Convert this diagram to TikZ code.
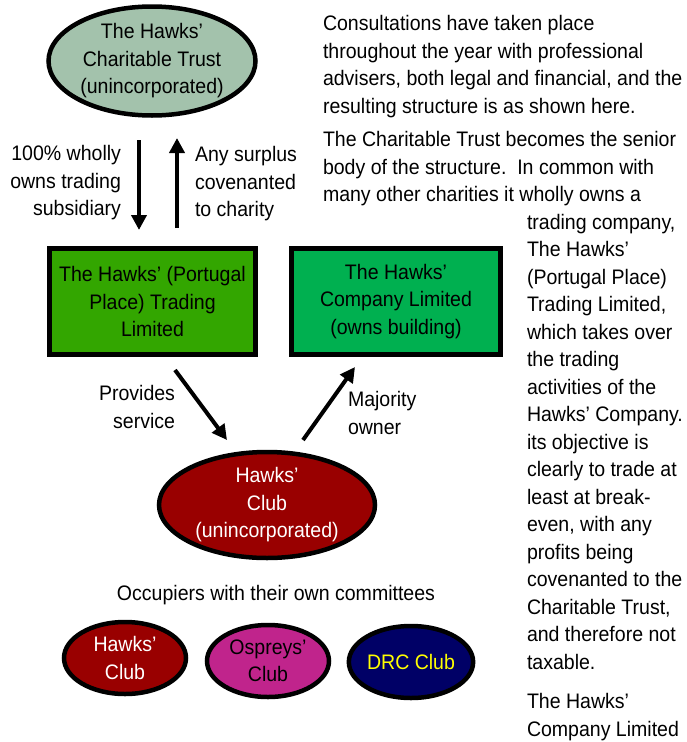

---

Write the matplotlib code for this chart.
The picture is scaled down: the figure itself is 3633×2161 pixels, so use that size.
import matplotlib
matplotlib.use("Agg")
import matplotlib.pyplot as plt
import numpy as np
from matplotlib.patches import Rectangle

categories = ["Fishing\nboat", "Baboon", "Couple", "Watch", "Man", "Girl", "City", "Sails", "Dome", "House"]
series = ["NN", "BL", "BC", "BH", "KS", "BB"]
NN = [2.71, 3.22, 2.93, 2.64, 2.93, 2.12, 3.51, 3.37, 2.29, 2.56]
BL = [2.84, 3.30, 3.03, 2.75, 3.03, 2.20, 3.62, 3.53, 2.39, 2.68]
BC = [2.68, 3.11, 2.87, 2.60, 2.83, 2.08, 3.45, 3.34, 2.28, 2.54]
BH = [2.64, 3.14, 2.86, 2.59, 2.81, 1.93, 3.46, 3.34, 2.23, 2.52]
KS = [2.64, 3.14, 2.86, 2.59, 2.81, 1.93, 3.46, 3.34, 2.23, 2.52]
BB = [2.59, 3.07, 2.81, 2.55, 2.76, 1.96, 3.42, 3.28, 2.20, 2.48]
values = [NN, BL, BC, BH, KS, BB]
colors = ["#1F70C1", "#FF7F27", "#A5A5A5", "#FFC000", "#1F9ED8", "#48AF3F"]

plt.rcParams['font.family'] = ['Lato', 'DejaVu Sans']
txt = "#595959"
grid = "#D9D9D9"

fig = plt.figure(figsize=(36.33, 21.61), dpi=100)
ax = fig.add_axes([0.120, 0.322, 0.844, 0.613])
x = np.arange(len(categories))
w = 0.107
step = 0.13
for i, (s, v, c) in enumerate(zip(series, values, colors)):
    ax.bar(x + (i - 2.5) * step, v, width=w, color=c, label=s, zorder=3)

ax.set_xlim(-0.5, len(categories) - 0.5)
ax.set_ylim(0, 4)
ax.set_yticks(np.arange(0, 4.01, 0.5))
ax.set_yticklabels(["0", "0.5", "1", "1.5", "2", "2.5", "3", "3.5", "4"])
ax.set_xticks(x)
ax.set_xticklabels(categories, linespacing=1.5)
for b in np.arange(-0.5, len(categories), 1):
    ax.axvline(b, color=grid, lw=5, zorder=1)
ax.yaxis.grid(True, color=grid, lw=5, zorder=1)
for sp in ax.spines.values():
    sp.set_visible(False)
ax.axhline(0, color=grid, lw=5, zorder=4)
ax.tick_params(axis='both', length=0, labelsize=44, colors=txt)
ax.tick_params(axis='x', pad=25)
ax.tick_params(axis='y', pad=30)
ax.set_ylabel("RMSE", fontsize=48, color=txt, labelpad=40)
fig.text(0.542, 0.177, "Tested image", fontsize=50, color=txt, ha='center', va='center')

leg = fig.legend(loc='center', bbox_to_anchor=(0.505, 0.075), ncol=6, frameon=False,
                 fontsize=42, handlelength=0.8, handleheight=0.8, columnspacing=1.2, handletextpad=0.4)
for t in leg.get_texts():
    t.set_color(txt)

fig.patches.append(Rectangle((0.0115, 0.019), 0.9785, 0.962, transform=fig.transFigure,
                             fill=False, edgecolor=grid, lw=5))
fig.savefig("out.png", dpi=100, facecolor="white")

* * *

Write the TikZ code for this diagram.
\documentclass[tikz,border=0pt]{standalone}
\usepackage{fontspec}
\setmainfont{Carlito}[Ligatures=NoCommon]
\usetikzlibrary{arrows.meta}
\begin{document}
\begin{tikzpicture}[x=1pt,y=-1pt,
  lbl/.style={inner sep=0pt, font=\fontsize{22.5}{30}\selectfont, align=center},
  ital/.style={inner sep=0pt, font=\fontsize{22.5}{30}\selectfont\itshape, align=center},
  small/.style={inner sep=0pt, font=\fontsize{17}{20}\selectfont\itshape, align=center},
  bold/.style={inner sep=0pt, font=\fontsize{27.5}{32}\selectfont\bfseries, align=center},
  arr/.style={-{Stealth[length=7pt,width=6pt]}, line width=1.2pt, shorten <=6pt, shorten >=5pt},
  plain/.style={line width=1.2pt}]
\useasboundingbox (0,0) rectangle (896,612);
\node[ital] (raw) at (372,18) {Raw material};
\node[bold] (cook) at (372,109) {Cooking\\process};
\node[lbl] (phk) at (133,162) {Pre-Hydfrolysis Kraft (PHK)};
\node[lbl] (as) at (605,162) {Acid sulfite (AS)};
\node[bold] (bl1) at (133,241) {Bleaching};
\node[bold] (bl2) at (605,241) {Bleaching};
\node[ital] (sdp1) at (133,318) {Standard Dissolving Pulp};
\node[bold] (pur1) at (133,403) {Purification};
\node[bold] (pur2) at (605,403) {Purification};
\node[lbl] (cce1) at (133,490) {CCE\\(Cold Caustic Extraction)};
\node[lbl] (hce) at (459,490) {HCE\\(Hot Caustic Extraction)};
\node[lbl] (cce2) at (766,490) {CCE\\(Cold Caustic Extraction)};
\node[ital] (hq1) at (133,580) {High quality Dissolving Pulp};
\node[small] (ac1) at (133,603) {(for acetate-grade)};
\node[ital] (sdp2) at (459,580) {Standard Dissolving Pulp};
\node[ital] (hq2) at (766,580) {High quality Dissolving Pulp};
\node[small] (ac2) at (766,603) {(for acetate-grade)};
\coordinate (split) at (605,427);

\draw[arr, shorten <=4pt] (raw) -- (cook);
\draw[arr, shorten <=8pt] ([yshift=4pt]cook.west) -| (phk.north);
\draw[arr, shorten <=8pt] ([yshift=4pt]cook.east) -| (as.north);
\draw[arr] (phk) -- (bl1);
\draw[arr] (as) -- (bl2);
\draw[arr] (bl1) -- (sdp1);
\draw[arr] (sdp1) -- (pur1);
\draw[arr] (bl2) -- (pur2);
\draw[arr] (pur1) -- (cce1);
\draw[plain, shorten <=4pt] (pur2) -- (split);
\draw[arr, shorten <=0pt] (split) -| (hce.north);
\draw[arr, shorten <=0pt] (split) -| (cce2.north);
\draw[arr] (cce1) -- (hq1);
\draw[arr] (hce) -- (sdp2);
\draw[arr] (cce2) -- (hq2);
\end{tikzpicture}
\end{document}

### REQUIREMENT
Identify and copy all lines with the word "diagram".

### OUTPUT OF THE TASK
Convert this diagram to TikZ code.
Write the TikZ code for this diagram.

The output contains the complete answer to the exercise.